By the mid-Twenties, the impact of the automobile was such that southern California had a car density (one car for every 1.6 citizens) that the rest of America would not achieve until the 1950s. No other American city was so white or so Protestant; in 1926, 90 percent of its 1.3 million people were of Western European descent; the other 10 percent was more or less evenly divided between Hispanics, Asians, blacks, and Jews, the first three with neither political nor economic leverage, the last associated with the motion picture industry—with money but without power.

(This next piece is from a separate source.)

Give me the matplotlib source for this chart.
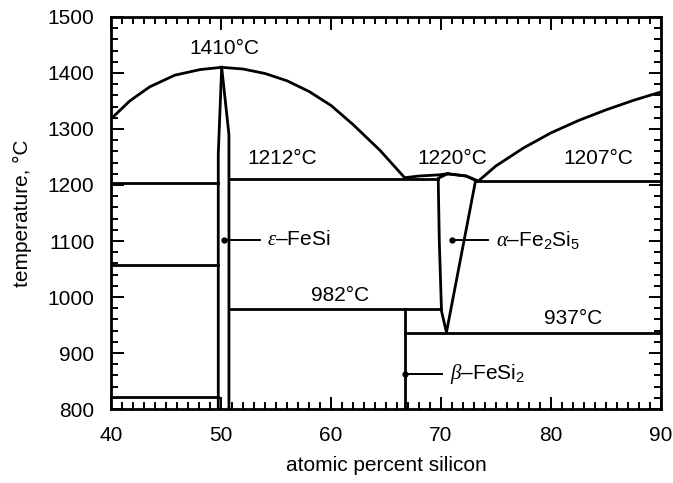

Los Angeles had a municipal government whose main function was not to interfere with a fluid and ever- changing ex-officio group of rich, conservative downtown businessmen and entrepreneurs, called, to somewhat sinister effect, the Committee of 25, who pulled the strings at the end of which elected officials danced. Most of its members were self-made, Republican, and Protestant. One rare Catholic allowed to participate in their deliberations was the oil wildcatter, Edward Doheny, who had provided Warren Harding’s Secretary of the Interior, Albert Fall, with the $100,000 bribe that had set the Teapot Dome Scandal in motion, and sent Fall to prison. The bribe was not seen as a barrier to Doheny’s counsel, only as a sound business practice that had the misfortune of becoming public knowledge.

In the years of their hegemony, the Committee of 25 seemed to think that what was best for them was best for Los Angeles, and in the privacy of their clubs and conference rooms they used their power to get it, by fair means or foul. It was strong-arm stuff that lined their own pockets, but in truth their economic thuggery and political sleight-of-hand was not without benefit to the city of Los Angeles. Without water from the Owens Valley (a complicated swindle with a giant insider payoff), the city, with its finite and diminishing water reserves, could not grow. Without a harbor in San Pedro (obtained by annexing a corridor of land to the ocean and renaming the corridor Los Angeles), Los Angeles could not supplant San Francisco as California’s foremost city. That such ends justified the means was a controlling principle the Committee of 25 never doubted.